## SHORT EXERCISE
Write the data out again exactly, with no pictures.

--- Start COLLECTED DATA ---

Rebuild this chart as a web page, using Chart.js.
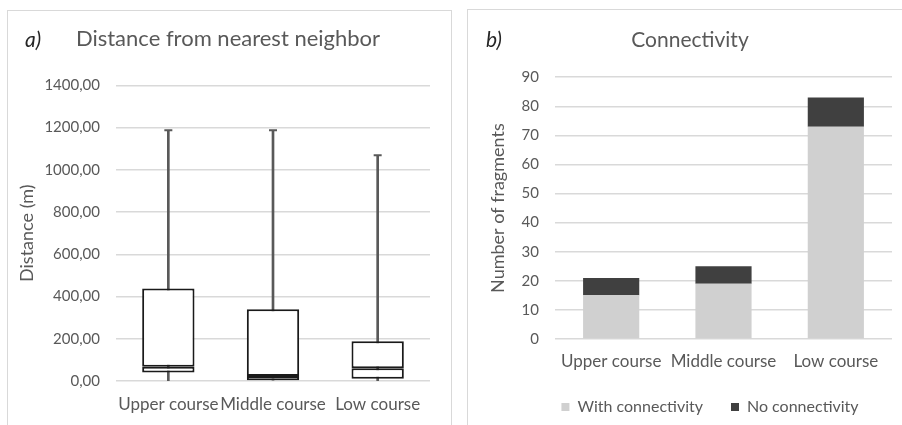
<!DOCTYPE html>
<html>
<head>
<meta charset="utf-8">
<script src="https://cdn.jsdelivr.net/npm/chart.js@4"></script>
<style>
    body { margin: 0; background: #fff; width: 902px; height: 425px; overflow: hidden; position: relative; font-family: Lato, sans-serif; }
    .panel { position: absolute; border: 1px solid #d9d9d9; background: #fff; }
    #panelA { left: 7px; top: 10px; width: 443px; height: 430px; }
    #panelB { left: 467px; top: 9px; width: 460px; height: 430px; overflow: hidden; }
    .tag { position: absolute; font-style: italic; font-size: 21px; color: #262626; }
    .box { position: absolute; left: 0; top: 0; }
</style>
</head>
<body>
<div class="panel" id="panelA">
    <div class="box" style="width:443px;height:414px"><canvas id="boxChart"></canvas></div>
    <span class="tag" style="left:17px;top:15px">a)</span>
</div>
<div class="panel" id="panelB">
    <div class="box" style="width:444px;height:415px"><canvas id="barChart"></canvas></div>
    <span class="tag" style="left:18px;top:16px">b)</span>
</div>
<script>
// ===================================
// DADOS
// ===================================
const categories = ['Upper course', 'Middle course', 'Low course'];

// box plot - distance (m)
const distMin = [2, 0, 2];
const distQ1 = [40, 0, 11];
const distMedian = [68, 24, 60];
const distQ3 = [438, 340, 188];
const distMax = [1187, 1187, 1069];

// stacked bars - number of fragments
const withConnectivity = [15, 19, 73];
const noConnectivity = [6, 6, 10];

const distTicks = [0, 200, 400, 600, 800, 1000, 1200, 1400];

const textColor = '#595959';
const gridColor = '#d9d9d9';
Chart.defaults.font.family = 'Lato, sans-serif';
Chart.defaults.color = textColor;
Chart.defaults.animation = false;

// empurra título / legenda na horizontal (o Excel não centra exatamente)
function shiftBoxes(titleDx, legendDx) {
    return {
        id: 'shiftBoxes',
        afterLayout: function(chart) {
            if (chart.titleBlock) {
                chart.titleBlock.left += titleDx;
                chart.titleBlock.right += titleDx;
            }
            if (chart.legend && legendDx) {
                chart.legend.left += legendDx;
                chart.legend.right += legendDx;
            }
        }
    };
}

// ===================================
// GRÁFICO A - BOX PLOT
// ===================================
const boxStyle = {
    backgroundColor: '#ffffff',
    borderColor: '#1a1a1a',
    borderWidth: 2,
    borderSkipped: false,
    barPercentage: 0.5,
    categoryPercentage: 1
};

new Chart(document.getElementById('boxChart'), {
    type: 'bar',
    data: {
        labels: categories,
        datasets: [
            {
                label: 'whisker',
                data: categories.map((c, i) => [distMin[i], distMax[i]]),
                backgroundColor: '#595959',
                barThickness: 2,
                order: 3
            },
            Object.assign({
                label: 'lower',
                data: categories.map((c, i) => [distQ1[i], distMedian[i]]),
                order: 2
            }, boxStyle),
            Object.assign({
                label: 'upper',
                data: categories.map((c, i) => [distMedian[i], distQ3[i]]),
                order: 1
            }, boxStyle),
            {
                type: 'line',
                label: 'cap',
                data: distMax,
                showLine: false,
                pointStyle: 'line',
                pointRadius: 4,
                borderColor: '#595959',
                borderWidth: 2,
                order: 0
            }
        ]
    },
    plugins: [shiftBoxes(9, 0)],
    options: {
        responsive: true,
        maintainAspectRatio: false,
        grouped: false,
        layout: { padding: { left: 0, right: 21, bottom: 4, top: 0 } },
        plugins: {
            legend: { display: false },
            tooltip: { enabled: false },
            title: {
                display: true,
                text: 'Distance from nearest neighbor',
                color: textColor,
                font: { size: 22, weight: 'normal' },
                padding: { top: 15, bottom: 33 }
            }
        },
        scales: {
            x: {
                grid: { display: false, drawTicks: false },
                border: { display: false },
                ticks: { color: textColor, font: { size: 17 }, padding: 13, maxRotation: 0, autoSkip: false },
                afterFit: function(scale) { scale.height = 40; }
            },
            y: {
                min: 0,
                max: 1400,
                afterBuildTicks: function(scale) {
                    scale.ticks = distTicks.map(v => ({ value: v }));
                },
                grid: { color: gridColor, drawTicks: false, lineWidth: 1.5 },
                border: { display: false },
                ticks: {
                    color: textColor,
                    font: { size: 15 },
                    padding: 16,
                    callback: function(value) {
                        return value.toFixed(2).replace('.', ',');
                    }
                },
                title: {
                    display: true,
                    text: 'Distance (m)',
                    color: textColor,
                    font: { size: 18 },
                    padding: { top: 8, bottom: 0 }
                },
                afterFit: function(scale) { scale.width = 108; }
            }
        }
    }
});

// ===================================
// GRÁFICO B - BARRAS EMPILHADAS
// ===================================
new Chart(document.getElementById('barChart'), {
    type: 'bar',
    data: {
        labels: categories,
        datasets: [
            {
                label: 'With connectivity',
                data: withConnectivity,
                backgroundColor: '#d0d0d0',
                barPercentage: 0.5,
                categoryPercentage: 1
            },
            {
                label: 'No connectivity',
                data: noConnectivity,
                backgroundColor: '#404040',
                barPercentage: 0.5,
                categoryPercentage: 1
            }
        ]
    },
    plugins: [shiftBoxes(10, 30)],
    options: {
        responsive: true,
        maintainAspectRatio: false,
        layout: { padding: { left: 0, right: 20, bottom: 0, top: 0 } },
        plugins: {
            tooltip: { enabled: false },
            title: {
                display: true,
                text: 'Connectivity',
                color: textColor,
                font: { size: 21, weight: 'normal' },
                padding: { top: 18, bottom: 24 }
            },
            legend: {
                position: 'bottom',
                labels: {
                    boxWidth: 8,
                    boxHeight: 8,
                    color: textColor,
                    font: { size: 16 },
                    padding: 28
                }
            }
        },
        scales: {
            x: {
                stacked: true,
                grid: { display: false, drawTicks: false },
                border: { display: false },
                ticks: { color: textColor, font: { size: 17 }, padding: 12, maxRotation: 0, autoSkip: false },
                afterFit: function(scale) { scale.height = 32; }
            },
            y: {
                stacked: true,
                min: 0,
                max: 90,
                ticks: { stepSize: 10, color: textColor, font: { size: 15 }, padding: 16 },
                grid: { color: gridColor, drawTicks: false, lineWidth: 1.5 },
                border: { display: false },
                title: {
                    display: true,
                    text: 'Number of fragments',
                    color: textColor,
                    font: { size: 18 },
                    padding: { top: 19, bottom: 0 }
                },
                afterFit: function(scale) { scale.width = 87; }
            }
        }
    }
});
</script>
</body>
</html>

--- End COLLECTED DATA ---

## OUTPUT OF THE TASK
Rebuild this chart as a web page, using Chart.js.
<!DOCTYPE html>
<html>
<head>
<meta charset="utf-8">
<script src="https://cdn.jsdelivr.net/npm/chart.js@4"></script>
<style>
    body { margin: 0; background: #fff; width: 902px; height: 425px; overflow: hidden; position: relative; font-family: Lato, sans-serif; }
    .panel { position: absolute; border: 1px solid #d9d9d9; background: #fff; }
    #panelA { left: 7px; top: 10px; width: 443px; height: 430px; }
    #panelB { left: 467px; top: 9px; width: 460px; height: 430px; overflow: hidden; }
    .tag { position: absolute; font-style: italic; font-size: 21px; color: #262626; }
    .box { position: absolute; left: 0; top: 0; }
</style>
</head>
<body>
<div class="panel" id="panelA">
    <div class="box" style="width:443px;height:414px"><canvas id="boxChart"></canvas></div>
    <span class="tag" style="left:17px;top:15px">a)</span>
</div>
<div class="panel" id="panelB">
    <div class="box" style="width:444px;height:415px"><canvas id="barChart"></canvas></div>
    <span class="tag" style="left:18px;top:16px">b)</span>
</div>
<script>
// ===================================
// DADOS
// ===================================
const categories = ['Upper course', 'Middle course', 'Low course'];

// box plot - distance (m)
const distMin = [2, 0, 2];
const distQ1 = [40, 0, 11];
const distMedian = [68, 24, 60];
const distQ3 = [438, 340, 188];
const distMax = [1187, 1187, 1069];

// stacked bars - number of fragments
const withConnectivity = [15, 19, 73];
const noConnectivity = [6, 6, 10];

const distTicks = [0, 200, 400, 600, 800, 1000, 1200, 1400];

const textColor = '#595959';
const gridColor = '#d9d9d9';
Chart.defaults.font.family = 'Lato, sans-serif';
Chart.defaults.color = textColor;
Chart.defaults.animation = false;

// empurra título / legenda na horizontal (o Excel não centra exatamente)
function shiftBoxes(titleDx, legendDx) {
    return {
        id: 'shiftBoxes',
        afterLayout: function(chart) {
            if (chart.titleBlock) {
                chart.titleBlock.left += titleDx;
                chart.titleBlock.right += titleDx;
            }
            if (chart.legend && legendDx) {
                chart.legend.left += legendDx;
                chart.legend.right += legendDx;
            }
        }
    };
}

// ===================================
// GRÁFICO A - BOX PLOT
// ===================================
const boxStyle = {
    backgroundColor: '#ffffff',
    borderColor: '#1a1a1a',
    borderWidth: 2,
    borderSkipped: false,
    barPercentage: 0.5,
    categoryPercentage: 1
};

new Chart(document.getElementById('boxChart'), {
    type: 'bar',
    data: {
        labels: categories,
        datasets: [
            {
                label: 'whisker',
                data: categories.map((c, i) => [distMin[i], distMax[i]]),
                backgroundColor: '#595959',
                barThickness: 2,
                order: 3
            },
            Object.assign({
                label: 'lower',
                data: categories.map((c, i) => [distQ1[i], distMedian[i]]),
                order: 2
            }, boxStyle),
            Object.assign({
                label: 'upper',
                data: categories.map((c, i) => [distMedian[i], distQ3[i]]),
                order: 1
            }, boxStyle),
            {
                type: 'line',
                label: 'cap',
                data: distMax,
                showLine: false,
                pointStyle: 'line',
                pointRadius: 4,
                borderColor: '#595959',
                borderWidth: 2,
                order: 0
            }
        ]
    },
    plugins: [shiftBoxes(9, 0)],
    options: {
        responsive: true,
        maintainAspectRatio: false,
        grouped: false,
        layout: { padding: { left: 0, right: 21, bottom: 4, top: 0 } },
        plugins: {
            legend: { display: false },
            tooltip: { enabled: false },
            title: {
                display: true,
                text: 'Distance from nearest neighbor',
                color: textColor,
                font: { size: 22, weight: 'normal' },
                padding: { top: 15, bottom: 33 }
            }
        },
        scales: {
            x: {
                grid: { display: false, drawTicks: false },
                border: { display: false },
                ticks: { color: textColor, font: { size: 17 }, padding: 13, maxRotation: 0, autoSkip: false },
                afterFit: function(scale) { scale.height = 40; }
            },
            y: {
                min: 0,
                max: 1400,
                afterBuildTicks: function(scale) {
                    scale.ticks = distTicks.map(v => ({ value: v }));
                },
                grid: { color: gridColor, drawTicks: false, lineWidth: 1.5 },
                border: { display: false },
                ticks: {
                    color: textColor,
                    font: { size: 15 },
                    padding: 16,
                    callback: function(value) {
                        return value.toFixed(2).replace('.', ',');
                    }
                },
                title: {
                    display: true,
                    text: 'Distance (m)',
                    color: textColor,
                    font: { size: 18 },
                    padding: { top: 8, bottom: 0 }
                },
                afterFit: function(scale) { scale.width = 108; }
            }
        }
    }
});

// ===================================
// GRÁFICO B - BARRAS EMPILHADAS
// ===================================
new Chart(document.getElementById('barChart'), {
    type: 'bar',
    data: {
        labels: categories,
        datasets: [
            {
                label: 'With connectivity',
                data: withConnectivity,
                backgroundColor: '#d0d0d0',
                barPercentage: 0.5,
                categoryPercentage: 1
            },
            {
                label: 'No connectivity',
                data: noConnectivity,
                backgroundColor: '#404040',
                barPercentage: 0.5,
                categoryPercentage: 1
            }
        ]
    },
    plugins: [shiftBoxes(10, 30)],
    options: {
        responsive: true,
        maintainAspectRatio: false,
        layout: { padding: { left: 0, right: 20, bottom: 0, top: 0 } },
        plugins: {
            tooltip: { enabled: false },
            title: {
                display: true,
                text: 'Connectivity',
                color: textColor,
                font: { size: 21, weight: 'normal' },
                padding: { top: 18, bottom: 24 }
            },
            legend: {
                position: 'bottom',
                labels: {
                    boxWidth: 8,
                    boxHeight: 8,
                    color: textColor,
                    font: { size: 16 },
                    padding: 28
                }
            }
        },
        scales: {
            x: {
                stacked: true,
                grid: { display: false, drawTicks: false },
                border: { display: false },
                ticks: { color: textColor, font: { size: 17 }, padding: 12, maxRotation: 0, autoSkip: false },
                afterFit: function(scale) { scale.height = 32; }
            },
            y: {
                stacked: true,
                min: 0,
                max: 90,
                ticks: { stepSize: 10, color: textColor, font: { size: 15 }, padding: 16 },
                grid: { color: gridColor, drawTicks: false, lineWidth: 1.5 },
                border: { display: false },
                title: {
                    display: true,
                    text: 'Number of fragments',
                    color: textColor,
                    font: { size: 18 },
                    padding: { top: 19, bottom: 0 }
                },
                afterFit: function(scale) { scale.width = 87; }
            }
        }
    }
});
</script>
</body>
</html>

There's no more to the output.